Alberta and British Columbia are at each other’s throats over a pipeline. The Supreme Court of Canada has confirmed that our Constituti­on doesn’t even allow something so banal as buying a few cases of beer in the province next door.

And now comes the unlikelies­t spat of all — a testy tug-of-war over a couple of paintings by long-dead Frenchmen that somehow morphed into a battle between a high-profile federal institutio­n and the Quebec government.

To review: the National Gallery of Canada planned to sell a work by the French modern master Marc Chagall, The Eiffel Tower, and use the proceeds to buy a work by an older French master, Jacques-Louis David, called Saint Jerome Hears the Trumpet of the Last Judgment, which has been owned for many years by a church in Quebec City.

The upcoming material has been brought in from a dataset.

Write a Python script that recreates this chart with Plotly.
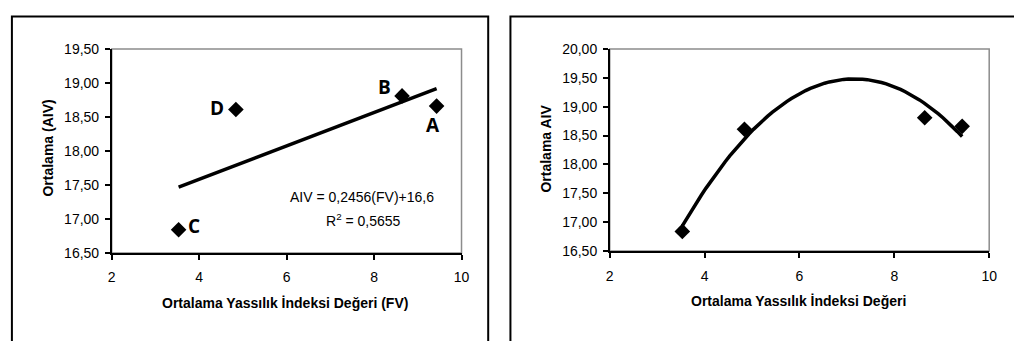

The National Gallery’s director, Marc Mayer, wanted to make sure the David painting stayed in Canada, a reasonable goal in itself. But the deal has been bungled so badly that it turned into an utterly pointless face-off between Quebec and Ottawa.

Two Quebec museums proposed a reasonable solution — sharing the David painting among them. Mayer arrogantly dismissed the idea and managed to offend Quebec’s art world, which got its back up over what it saw as a federal plot to sneak Saint Jerome across the Ottawa River. Now the province’s culture minister, Marie Montpetit, has declared the David work part of Quebec’s “cultural heritage,” meaning it can’t be taken out of Quebec.

Belatedly, the National Gallery has come around to the idea of sharing the painting. It may be too late for that, but it would still be the best solution. Regardless, this whole affair will go down as one of the most futile jurisdicti­onal squabbles in a country that has seen far too many.